= Exercise description =
Answer with one number: how many lines have "this".

= Material for the task =

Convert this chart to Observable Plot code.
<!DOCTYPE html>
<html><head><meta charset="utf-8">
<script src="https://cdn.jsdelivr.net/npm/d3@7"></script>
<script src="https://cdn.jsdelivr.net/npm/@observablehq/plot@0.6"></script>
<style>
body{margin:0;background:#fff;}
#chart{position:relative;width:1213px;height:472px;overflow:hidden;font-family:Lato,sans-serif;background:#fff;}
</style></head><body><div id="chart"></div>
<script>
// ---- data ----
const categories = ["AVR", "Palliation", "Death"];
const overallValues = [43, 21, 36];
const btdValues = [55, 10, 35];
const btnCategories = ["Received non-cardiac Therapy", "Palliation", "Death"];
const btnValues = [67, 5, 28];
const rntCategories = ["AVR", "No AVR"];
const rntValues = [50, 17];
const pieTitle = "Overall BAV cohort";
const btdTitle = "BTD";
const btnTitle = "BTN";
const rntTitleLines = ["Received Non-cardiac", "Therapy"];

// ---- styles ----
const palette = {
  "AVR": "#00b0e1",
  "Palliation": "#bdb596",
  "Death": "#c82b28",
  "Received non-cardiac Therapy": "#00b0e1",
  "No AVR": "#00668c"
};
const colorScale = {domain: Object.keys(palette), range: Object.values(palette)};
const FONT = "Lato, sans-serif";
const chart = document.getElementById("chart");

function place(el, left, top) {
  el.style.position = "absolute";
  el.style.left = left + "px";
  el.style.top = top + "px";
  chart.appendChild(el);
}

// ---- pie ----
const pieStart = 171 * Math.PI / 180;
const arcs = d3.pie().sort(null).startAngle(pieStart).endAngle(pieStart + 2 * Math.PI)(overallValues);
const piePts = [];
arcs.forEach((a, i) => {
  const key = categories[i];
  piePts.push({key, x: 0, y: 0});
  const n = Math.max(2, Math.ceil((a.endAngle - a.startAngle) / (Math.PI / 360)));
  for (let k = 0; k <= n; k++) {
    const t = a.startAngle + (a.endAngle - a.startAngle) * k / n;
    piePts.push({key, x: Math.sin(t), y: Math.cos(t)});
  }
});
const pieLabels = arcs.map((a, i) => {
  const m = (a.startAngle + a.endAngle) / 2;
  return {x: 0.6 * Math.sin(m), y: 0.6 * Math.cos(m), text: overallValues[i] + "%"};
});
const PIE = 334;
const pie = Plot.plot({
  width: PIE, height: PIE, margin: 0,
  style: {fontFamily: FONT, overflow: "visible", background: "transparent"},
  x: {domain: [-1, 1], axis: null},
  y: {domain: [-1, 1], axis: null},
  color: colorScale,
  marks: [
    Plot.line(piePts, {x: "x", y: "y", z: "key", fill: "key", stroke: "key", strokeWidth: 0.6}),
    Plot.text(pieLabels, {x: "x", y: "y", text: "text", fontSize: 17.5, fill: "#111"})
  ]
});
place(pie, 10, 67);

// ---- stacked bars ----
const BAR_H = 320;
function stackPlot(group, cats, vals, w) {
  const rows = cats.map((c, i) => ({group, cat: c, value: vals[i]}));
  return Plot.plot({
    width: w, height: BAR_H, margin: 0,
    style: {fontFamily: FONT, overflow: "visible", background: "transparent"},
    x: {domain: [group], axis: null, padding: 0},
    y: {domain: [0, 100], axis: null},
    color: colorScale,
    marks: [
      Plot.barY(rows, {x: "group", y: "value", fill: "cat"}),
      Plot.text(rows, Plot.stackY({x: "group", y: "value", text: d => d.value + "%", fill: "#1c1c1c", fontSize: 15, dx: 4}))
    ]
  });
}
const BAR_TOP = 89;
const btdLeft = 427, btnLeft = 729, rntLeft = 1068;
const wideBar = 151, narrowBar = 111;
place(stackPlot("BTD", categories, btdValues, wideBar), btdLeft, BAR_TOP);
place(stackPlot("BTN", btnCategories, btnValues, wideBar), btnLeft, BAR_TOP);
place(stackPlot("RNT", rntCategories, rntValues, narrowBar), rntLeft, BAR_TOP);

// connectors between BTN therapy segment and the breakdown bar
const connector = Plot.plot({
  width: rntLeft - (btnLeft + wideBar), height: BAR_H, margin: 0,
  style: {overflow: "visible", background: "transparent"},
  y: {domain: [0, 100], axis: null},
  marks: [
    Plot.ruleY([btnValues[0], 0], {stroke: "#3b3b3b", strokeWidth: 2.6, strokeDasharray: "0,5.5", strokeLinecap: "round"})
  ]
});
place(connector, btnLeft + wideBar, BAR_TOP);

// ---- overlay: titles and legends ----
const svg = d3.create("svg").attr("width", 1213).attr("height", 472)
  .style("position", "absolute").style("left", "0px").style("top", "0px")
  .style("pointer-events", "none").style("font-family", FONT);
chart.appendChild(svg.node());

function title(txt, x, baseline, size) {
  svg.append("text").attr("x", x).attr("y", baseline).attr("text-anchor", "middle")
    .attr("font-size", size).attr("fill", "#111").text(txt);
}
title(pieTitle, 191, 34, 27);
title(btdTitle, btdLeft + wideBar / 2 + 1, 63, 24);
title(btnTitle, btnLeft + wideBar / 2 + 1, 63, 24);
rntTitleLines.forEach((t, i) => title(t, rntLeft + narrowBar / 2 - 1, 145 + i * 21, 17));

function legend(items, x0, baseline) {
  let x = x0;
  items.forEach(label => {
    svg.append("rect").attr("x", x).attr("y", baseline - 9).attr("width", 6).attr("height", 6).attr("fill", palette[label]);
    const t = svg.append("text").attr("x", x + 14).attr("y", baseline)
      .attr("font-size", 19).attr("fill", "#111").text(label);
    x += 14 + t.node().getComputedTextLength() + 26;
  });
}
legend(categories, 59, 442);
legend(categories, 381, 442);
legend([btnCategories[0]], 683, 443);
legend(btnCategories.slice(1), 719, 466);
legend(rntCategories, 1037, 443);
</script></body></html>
==
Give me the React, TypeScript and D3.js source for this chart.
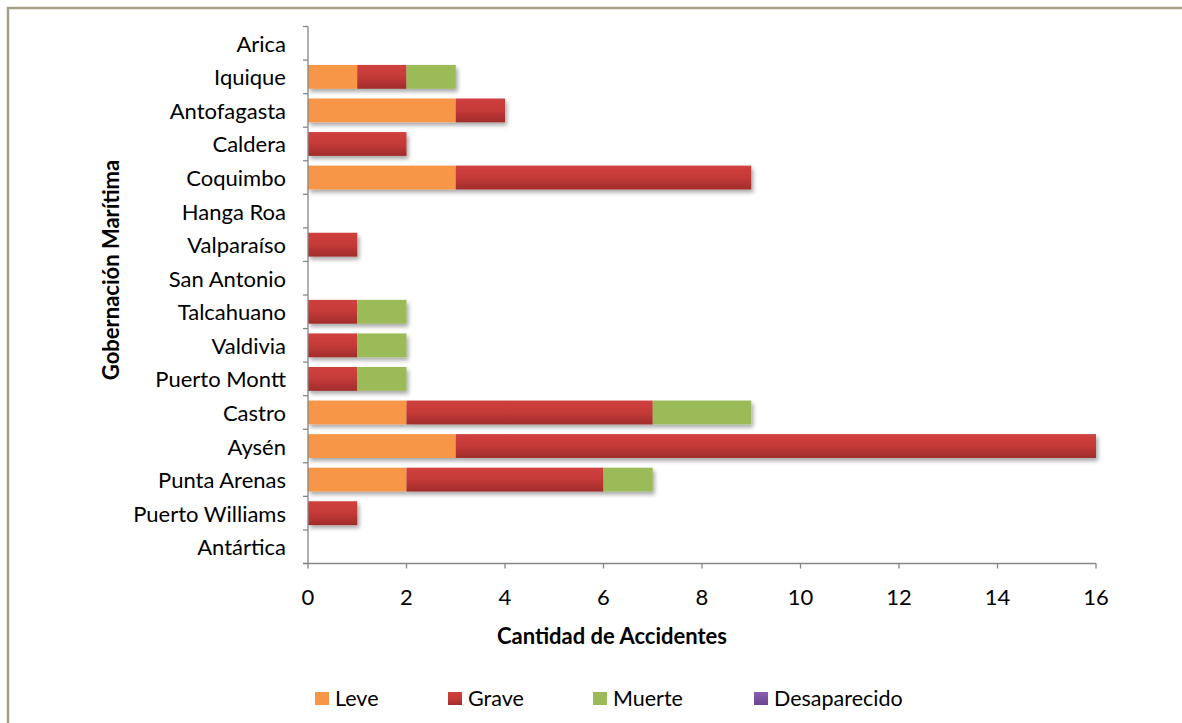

= Expected answer =
2